Ne deriva la necessità - messa in luce dai sociologi ormai da molti anni - di saper definire dei bilanci di tempo («time budgets») opportuni, tenendo conto che l'impiego del tempo può essere suddiviso in tempo necessitato (riservato ai processi fisici, primo fra i quali il sonno), tempo obbligato (impiegato per il lavoro retribuito o domestico), tempo costretto (relativo agli spostamenti, alle attese e, in gran parte, alla gestione della propria socialità «istituzionale»: servizi burocratici e amministrativi per sé e altri membri della famiglia, acquisti, contatti telefonici per questi precisi fini, ecc.), tempo condizionato (speso in attività di partecipazione, educazione, formazione, volontariato - e ancora in questo caso molte volte difficilmente quantificabile perché legato a contatti coi media: televisione, telefono, carta stampata che, in parte, attengono ad altre categorie temporali) e infine tempo libero, quello propriamente per il quale non dovrebbe valere il motto «il tempo è denaro» e che spesso è semplicemente la risultante del varco lasciato «libero» dai tempi precedenti; per quest'ultimo vale appunto l'impressione a cui si alludeva prima: che sia un tempo la cui esistenza viene anche affannosamente ricercata e che, quando si svolge, si vorrebbe privo di scadenze rigorose e anche, in certi casi, predeterminate.
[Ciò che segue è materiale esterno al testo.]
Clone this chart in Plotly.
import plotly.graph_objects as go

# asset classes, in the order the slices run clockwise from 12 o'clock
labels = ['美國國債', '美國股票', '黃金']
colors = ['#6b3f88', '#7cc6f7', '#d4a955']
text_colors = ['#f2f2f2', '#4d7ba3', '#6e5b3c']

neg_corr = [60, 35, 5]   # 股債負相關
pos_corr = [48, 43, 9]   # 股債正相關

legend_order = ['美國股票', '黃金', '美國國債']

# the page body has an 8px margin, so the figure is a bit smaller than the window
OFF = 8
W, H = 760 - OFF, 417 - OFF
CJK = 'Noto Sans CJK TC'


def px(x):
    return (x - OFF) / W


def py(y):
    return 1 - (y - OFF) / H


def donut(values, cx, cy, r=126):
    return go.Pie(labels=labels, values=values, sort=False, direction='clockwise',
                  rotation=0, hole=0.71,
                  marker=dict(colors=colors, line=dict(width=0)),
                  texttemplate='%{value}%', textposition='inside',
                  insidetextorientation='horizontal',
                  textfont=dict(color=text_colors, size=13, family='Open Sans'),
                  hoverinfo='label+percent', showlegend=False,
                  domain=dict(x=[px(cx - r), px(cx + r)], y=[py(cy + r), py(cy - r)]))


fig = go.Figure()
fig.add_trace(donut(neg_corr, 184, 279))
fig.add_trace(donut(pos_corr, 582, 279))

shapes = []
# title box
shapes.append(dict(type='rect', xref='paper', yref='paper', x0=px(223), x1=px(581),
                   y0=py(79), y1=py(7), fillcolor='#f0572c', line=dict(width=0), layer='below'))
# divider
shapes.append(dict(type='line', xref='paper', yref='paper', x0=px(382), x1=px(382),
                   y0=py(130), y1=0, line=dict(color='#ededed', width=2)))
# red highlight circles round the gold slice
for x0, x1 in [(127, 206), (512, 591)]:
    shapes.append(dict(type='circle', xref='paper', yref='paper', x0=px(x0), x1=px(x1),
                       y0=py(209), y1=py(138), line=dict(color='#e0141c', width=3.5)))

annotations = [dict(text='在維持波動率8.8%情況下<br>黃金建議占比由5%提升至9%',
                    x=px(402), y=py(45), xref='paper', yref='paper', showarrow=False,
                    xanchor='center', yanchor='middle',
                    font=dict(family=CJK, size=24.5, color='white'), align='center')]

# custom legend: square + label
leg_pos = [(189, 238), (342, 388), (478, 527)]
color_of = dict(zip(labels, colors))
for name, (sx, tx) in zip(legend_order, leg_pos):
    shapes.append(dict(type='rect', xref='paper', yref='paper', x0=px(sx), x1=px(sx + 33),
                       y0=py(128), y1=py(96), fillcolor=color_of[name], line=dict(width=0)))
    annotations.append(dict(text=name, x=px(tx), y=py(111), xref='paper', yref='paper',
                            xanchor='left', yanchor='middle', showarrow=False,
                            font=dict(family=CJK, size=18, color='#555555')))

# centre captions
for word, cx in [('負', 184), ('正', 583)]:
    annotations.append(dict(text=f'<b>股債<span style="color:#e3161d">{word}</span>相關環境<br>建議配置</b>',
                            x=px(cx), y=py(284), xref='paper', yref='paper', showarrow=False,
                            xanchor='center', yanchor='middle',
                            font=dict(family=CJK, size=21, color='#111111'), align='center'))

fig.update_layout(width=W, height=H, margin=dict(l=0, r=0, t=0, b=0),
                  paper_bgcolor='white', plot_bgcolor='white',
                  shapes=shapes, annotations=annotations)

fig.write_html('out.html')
Si può quindi facilmente comprendere che la quota del tempo libero sale nettamente quando ci si riferisce a persone che hanno sospeso la loro attività lavorativa e per le quali - appunto - la dizione «tempo libero» è impropria perché viene a mancare il tempo obbligato. In analisi condotte negli anni scorsi per il Comune di Milano, è risultata una quota media di circa 4 ore e mezzo di tempo libero che salirebbe ad oltre dieci ore per chi non è più impiegato in attività produttive. In tal caso si è potuto potenziare il tempo condizionato (si veda il successo delle Università della terza età), ma il più delle volte il tempo sociale viene regolato -sempre per la terza età - da un incremento generalizzato del contatto coi media; di qui i tentativi di interpellare direttamente mediante periodici, tv e in certi casi i quotidiani, la fascia di audience della terza età, ancora in molti casi impegnata in nuovi tipi «impropri» di tempo obbligato gestiti all'interno delle mura domestiche, a seconda dei casi, in qualità di cuochi, camerieri, baby sitter, fattorini...
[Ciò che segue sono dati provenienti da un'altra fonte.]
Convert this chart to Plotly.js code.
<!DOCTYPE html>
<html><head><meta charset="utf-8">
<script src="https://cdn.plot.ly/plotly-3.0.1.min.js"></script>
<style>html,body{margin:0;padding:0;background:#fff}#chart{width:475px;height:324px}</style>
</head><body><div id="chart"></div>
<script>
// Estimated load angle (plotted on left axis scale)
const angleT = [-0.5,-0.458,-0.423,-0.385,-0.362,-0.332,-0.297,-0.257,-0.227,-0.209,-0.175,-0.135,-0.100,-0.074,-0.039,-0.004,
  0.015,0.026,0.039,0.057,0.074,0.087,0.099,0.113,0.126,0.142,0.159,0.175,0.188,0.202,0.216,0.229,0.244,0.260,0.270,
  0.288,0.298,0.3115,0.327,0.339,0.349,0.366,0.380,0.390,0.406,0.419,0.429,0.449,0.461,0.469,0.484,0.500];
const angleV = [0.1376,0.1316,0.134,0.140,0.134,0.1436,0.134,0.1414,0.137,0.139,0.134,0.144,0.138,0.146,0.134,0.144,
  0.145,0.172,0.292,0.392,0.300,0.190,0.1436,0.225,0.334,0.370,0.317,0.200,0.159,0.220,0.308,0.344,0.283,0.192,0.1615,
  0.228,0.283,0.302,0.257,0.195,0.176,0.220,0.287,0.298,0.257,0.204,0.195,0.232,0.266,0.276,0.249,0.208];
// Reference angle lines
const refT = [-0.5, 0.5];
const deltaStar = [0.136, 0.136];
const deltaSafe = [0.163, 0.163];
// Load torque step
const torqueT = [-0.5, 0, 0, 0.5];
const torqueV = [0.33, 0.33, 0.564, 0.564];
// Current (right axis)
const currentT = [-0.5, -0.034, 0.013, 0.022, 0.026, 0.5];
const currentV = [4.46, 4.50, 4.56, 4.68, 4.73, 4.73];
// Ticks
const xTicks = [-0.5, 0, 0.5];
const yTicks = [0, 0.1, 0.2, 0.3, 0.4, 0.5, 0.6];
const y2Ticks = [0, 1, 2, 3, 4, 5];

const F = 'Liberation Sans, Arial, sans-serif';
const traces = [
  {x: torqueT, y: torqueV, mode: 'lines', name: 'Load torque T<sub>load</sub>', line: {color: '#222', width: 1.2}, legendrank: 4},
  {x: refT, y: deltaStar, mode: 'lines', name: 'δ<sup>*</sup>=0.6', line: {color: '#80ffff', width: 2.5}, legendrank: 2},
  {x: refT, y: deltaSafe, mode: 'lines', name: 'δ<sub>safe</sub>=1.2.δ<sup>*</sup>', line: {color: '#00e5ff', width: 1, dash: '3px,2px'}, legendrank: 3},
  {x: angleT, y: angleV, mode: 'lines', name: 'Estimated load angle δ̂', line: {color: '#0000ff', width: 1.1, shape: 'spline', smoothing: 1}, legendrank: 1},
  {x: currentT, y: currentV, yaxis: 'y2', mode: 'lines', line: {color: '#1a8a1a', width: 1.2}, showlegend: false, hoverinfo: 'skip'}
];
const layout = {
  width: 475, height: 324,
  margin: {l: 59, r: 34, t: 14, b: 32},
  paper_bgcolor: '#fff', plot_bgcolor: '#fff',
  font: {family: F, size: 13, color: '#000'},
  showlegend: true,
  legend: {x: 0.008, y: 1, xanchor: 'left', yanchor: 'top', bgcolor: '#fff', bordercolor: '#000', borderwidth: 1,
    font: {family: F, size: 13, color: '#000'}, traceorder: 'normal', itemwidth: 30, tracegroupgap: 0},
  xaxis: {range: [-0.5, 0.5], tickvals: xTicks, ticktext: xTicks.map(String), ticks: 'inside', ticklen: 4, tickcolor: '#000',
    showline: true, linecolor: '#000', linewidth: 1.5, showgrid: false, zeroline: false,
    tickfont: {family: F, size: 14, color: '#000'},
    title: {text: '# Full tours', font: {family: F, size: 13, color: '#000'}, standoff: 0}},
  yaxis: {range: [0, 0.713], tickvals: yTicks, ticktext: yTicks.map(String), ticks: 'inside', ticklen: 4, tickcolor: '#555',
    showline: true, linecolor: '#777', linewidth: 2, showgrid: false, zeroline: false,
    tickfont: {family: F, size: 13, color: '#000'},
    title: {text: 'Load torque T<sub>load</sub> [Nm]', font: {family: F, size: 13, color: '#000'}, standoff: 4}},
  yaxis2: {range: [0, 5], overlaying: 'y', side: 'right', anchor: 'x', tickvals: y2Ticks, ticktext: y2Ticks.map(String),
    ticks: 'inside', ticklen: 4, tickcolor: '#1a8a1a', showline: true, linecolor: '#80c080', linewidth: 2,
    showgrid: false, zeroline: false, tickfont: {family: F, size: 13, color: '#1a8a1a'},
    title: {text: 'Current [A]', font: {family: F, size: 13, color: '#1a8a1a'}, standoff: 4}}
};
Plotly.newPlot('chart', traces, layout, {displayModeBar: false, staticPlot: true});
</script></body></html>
Vi è un tempo oggettivo, in gran parte regolato socialmente, e un tempo soggettivo, quello che potremmo anche chiamare tempo del pensiero, del ricordo, della coscienza e degli affetti. Un efficace intervento nel settore dovrà far in modo di potenziare e valorizzare questo tipo di tempo di cui pochi sanno essere buoni amministratori e che molti considerano a torto inutile, sprecato e senza rendimento. E si dovrà tentare di rispondere alla domanda: dov'è il tempo religioso, della riflessione, del sacro? Sta nella fascia oggettiva o in quella soggettiva, è festivo, «libero», «condizionato», «costretto»?
Scriveva Lévi-Strauss che il bricolage è un'attività fondamentale, tanto nelle società primitive quanto in quelle industriali e chissà anche post-industriali, che mirano al cosiddetto terziario avanzato; soltanto attraverso la manipolazione degli oggetti, il contratto con la realtà anche minuta in cui è immerso l'uomo, è possibile non soltanto ampliare le conoscenze della natura e della tecnica, ma anche estendere i propri personali territori di riferimento; e l'uomo potrà darsi ancora progetti, obiettivi da perseguire, tempo per quelle che Silvio Ceccato ha chiamato efficacemente le «azioni di futuro».